As then shown in FIG. 12, a hardmask layer 208 is patterned to protect regions of the SOI layer 206 where relaxed silicon regions are to be formed. Again, the hardmask layer 208 may be any suitable hardmask material known in the art, such as a nitride or oxide. By way of comparison to the first embodiment, it will be noted that the hardmask layer 208 has the opposite pattern with respect to FIG. 2 of the first embodiment, in which the hardmask layer 114 protects regions where tensile strained silicon regions are to be formed. In any case, FIG. 12 further illustrates SiGe regions 210 grown on exposed regions of the SOI layer 206. As initially formed, the SiGe regions 210 are compressively strained due to lattice matching to the silicon in the SOI layer 206.

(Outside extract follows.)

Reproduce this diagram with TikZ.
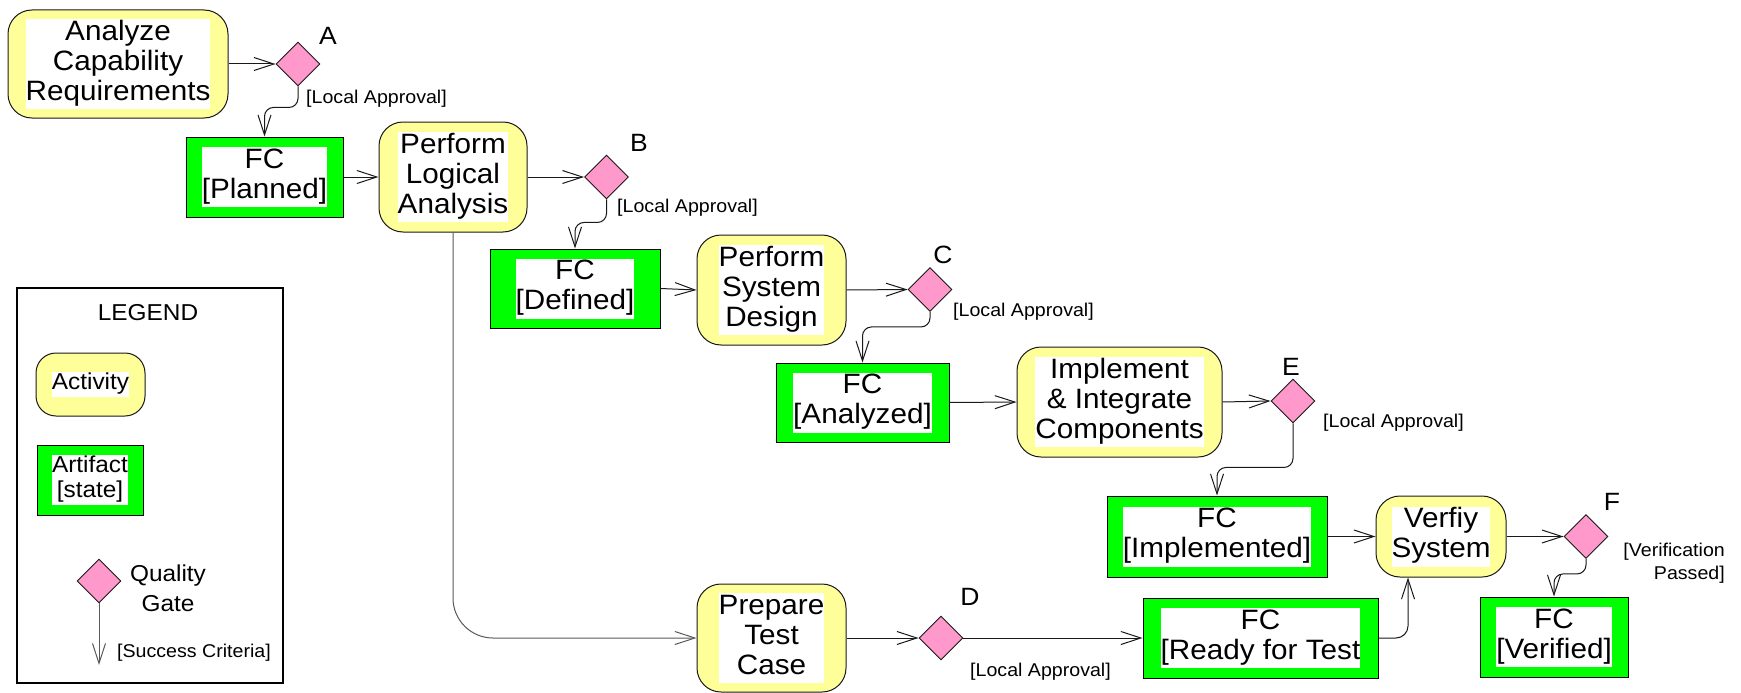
\documentclass[tikz,border=0pt]{standalone}
\usepackage{fontspec}
\setmainfont{Liberation Sans}[FakeStretch=1.06]
\usetikzlibrary{arrows.meta,shapes.geometric}
\definecolor{actyellow}{RGB}{255,255,153}
\definecolor{artgreen}{RGB}{0,255,0}
\definecolor{gatepink}{RGB}{255,153,204}
\newcommand{\wbox}[1]{{\setlength{\fboxsep}{0pt}\colorbox{white}{\begin{tabular}{@{}c@{}}#1\end{tabular}}}}

\begin{document}
\begin{tikzpicture}[x=1pt,y=-1pt]
                \tikzstyle{every node}+=[inner sep=0pt]
                \tikzstyle{activity}=[draw=black!90, line width=1pt, fill=actyellow, rounded corners=24pt, font=\fontsize{28}{30}\selectfont]
                \tikzstyle{artifact}=[draw=black, line width=1pt, fill=artgreen, font=\fontsize{28}{30}\selectfont]
                \tikzstyle{gate}=[diamond, draw=black!90, line width=0.9pt, fill=gatepink, minimum size=44pt]
                \tikzstyle{gateletter}=[font=\fontsize{25}{30}\selectfont]
                \tikzstyle{criteria}=[anchor=west, font=\fontsize{18.5}{23}\selectfont]
                \tikzstyle{flow}=[draw=black!90, line width=1pt, -{Straight Barb[length=20pt,width=13pt]}]
                \useasboundingbox (0,0) rectangle (1741,693);
                % activities
                \node [activity, minimum width=220pt, minimum height=108pt] (acr) at (118,64) {\wbox{Analyze\\Capability\\Requirements}};
                \node [activity, minimum width=148pt, minimum height=110pt] (pla) at (453,177) {\wbox{Perform\\Logical\\Analysis}};
                \node [activity, minimum width=149pt, minimum height=110pt] (psd) at (771.5,290) {\wbox{Perform\\System\\Design}};
                \node [activity, minimum width=205pt, minimum height=110pt] (iic) at (1119.5,402) {\wbox{Implement\\\& Integrate\\Components}};
                \node [activity, minimum width=130pt, minimum height=81pt] (vs) at (1441,536.5) {\wbox{Verfiy\\System}};
                \node [activity, minimum width=149pt, minimum height=108pt] (ptc) at (771.5,638) {\wbox{Prepare\\Test\\Case}};
                % artifacts
                \node [artifact, minimum width=157pt, minimum height=80pt] (fcp) at (264.5,177) {\wbox{FC\\{[Planned]}}};
                \node [artifact, minimum width=170pt, minimum height=79pt] (fcd) at (575,288.5) {\wbox{FC\\{[Defined]}}};
                \node [artifact, minimum width=173pt, minimum height=79pt] (fca) at (862.5,402.5) {\wbox{FC\\{[Analyzed]}}};
                \node [artifact, minimum width=220pt, minimum height=81pt] (fci) at (1217,536.5) {\wbox{FC\\{[Implemented]}}};
                \node [artifact, minimum width=235pt, minimum height=80pt] (fcr) at (1260.5,638) {\wbox{FC\\{[Ready for Test}}};
                \node [artifact, minimum width=148pt, minimum height=80pt] (fcv) at (1554,637) {\wbox{FC\\{[Verified]}}};
                % quality gates
                \node [gate] (gA) at (298,64) {};
                \node [gate] (gB) at (606.5,177) {};
                \node [gate] (gC) at (930,289.5) {};
                \node [gate] (gD) at (941,638) {};
                \node [gate] (gE) at (1293,401) {};
                \node [gate] (gF) at (1586,536.5) {};
                \node [gateletter] (lA) at (328,36) {A};
                \node [gateletter] (lB) at (639,143) {B};
                \node [gateletter] (lC) at (943,255) {C};
                \node [gateletter] (lD) at (970,597) {D};
                \node [gateletter] (lE) at (1291,367) {E};
                \node [gateletter] (lF) at (1612,502) {F};
                \node [criteria] (cA) at (306,99) {[Local Approval]};
                \node [criteria] (cB) at (617,208) {[Local Approval]};
                \node [criteria] (cC) at (953,312) {[Local Approval]};
                \node [criteria] (cD) at (970,672) {[Local Approval]};
                \node [criteria] (cE) at (1323,423) {[Local Approval]};
                \node [anchor=east, align=right, font=\fontsize{18.5}{23}\selectfont] (cF) at (1725,563) {[Verification\\Passed]};
                % flows
                \draw [flow] (acr.east) -- (gA.west);
                \draw [flow, rounded corners=9pt] (gA.south) -- ++(0,21) -| (fcp.north);
                \draw [flow] (fcp.east) -- (pla.west);
                \draw [flow] (pla.east) -- (gB.west);
                \draw [flow, rounded corners=9pt] (gB.south) -- ++(0,23) -| (fcd.north);
                \draw [flow] (fcd.east) -- (psd.west);
                \draw [flow] (psd.east) -- (gC.west);
                \draw [flow, rounded corners=9pt] (gC.south) -- ++(0,15) -| (fca.north);
                \draw [flow] (fca.east) -- (iic.west);
                \draw [flow] (iic.east) -- (gE.west);
                \draw [flow, rounded corners=9pt] (gE.south) -- ++(0,44) -| (fci.north);
                \draw [flow] (fci.east) -- (vs.west);
                \draw [flow] (vs.east) -- (gF.west);
                \draw [flow, rounded corners=9pt] (gF.south) -- ++(0,15) -| (fcv.north);
                \draw [flow, draw=black!65, rounded corners=40pt] (pla.south) |- (ptc.west);
                \draw [flow] (ptc.east) -- (gD.west);
                \draw [flow] (gD.east) -- (fcr.west);
                \draw [flow, rounded corners=12pt] (fcr.east) -| ([xshift=-33pt]vs.south);
                % legend
                \node [draw, line width=2.5pt, minimum width=266pt, minimum height=395pt] (legend) at (150,485.5) {};
                \node [font=\fontsize{23}{25}\selectfont] (legendtitle) at (148,313) {LEGEND};
                \node [activity, rounded corners=20pt, minimum width=109pt, minimum height=63pt, font=\fontsize{23}{25}\selectfont] (lact) at (90.5,384.5) {\wbox{Activity}};
                \node [artifact, minimum width=106pt, minimum height=70pt, font=\fontsize{23}{25}\selectfont] (lart) at (90,480) {\wbox{Artifact\\{[state]}}};
                \node [gate] (gL) at (99,581) {};
                \node [align=center, font=\fontsize{23}{30}\selectfont] (lgate) at (168,588) {Quality\\Gate};
                \coordinate (lend) at (99,665);
                \draw [flow, draw=black!65] (gL.south) -- (lend);
                \node [criteria] (lcrit) at (117,653) {[Success Criteria]};
\end{tikzpicture}
\end{document}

Proceeding to FIG. 13, a thermal process is used to relax the compressively strained SiGe regions 210 by diffusion of germanium atoms, resulting in relaxed SiGe islands 210′ on the BOX layer 204. Then, as shown in FIG. 14, the hardmask layer 208 is removed. This may be followed by a planarizing operation such as chemical mechanical polishing (CMP) to remove topography, leaving regions of relaxed SiGe 210′ and relaxed silicon 206 on the BOX layer 204.

FIG. 15 illustrates the growth of a silicon device layer on the donor wafer. Similar to the first embodiment, the silicon is tensile strained silicon 116′ portions of the donor wafer corresponding to relaxed SiGe 210′ and relaxed silicon 116 on portions of the donor wafer corresponding to relaxed silicon 206. Upon formation of the silicon device layer 116/116′, the layer is now ready for transfer from the donor wafer to a handle wafer. Reference may be made once again to FIGS. 6 through 9 for details on a layer transfer process, such as smart cut. This results in the SOI substrate of FIG. 16, where the silicon device layer 116/116′ is transferred from the donor wafer to the handle wafer, including a bulk semiconductor layer 118, oxide layer 120 and bonding interface 122.

While the invention has been described with reference to a preferred embodiment or embodiments, it will be understood by those skilled in the art that various changes may be made and equivalents may be substituted for elements thereof without departing from the scope of the invention. In addition, many modifications may be made to adapt a particular situation or material to the teachings of the invention without departing from the essential scope thereof. Therefore, it is intended that the invention not be limited to the particular embodiment disclosed as the best mode contemplated for carrying out this invention, but that the invention will include all embodiments falling within the scope of the appended claims.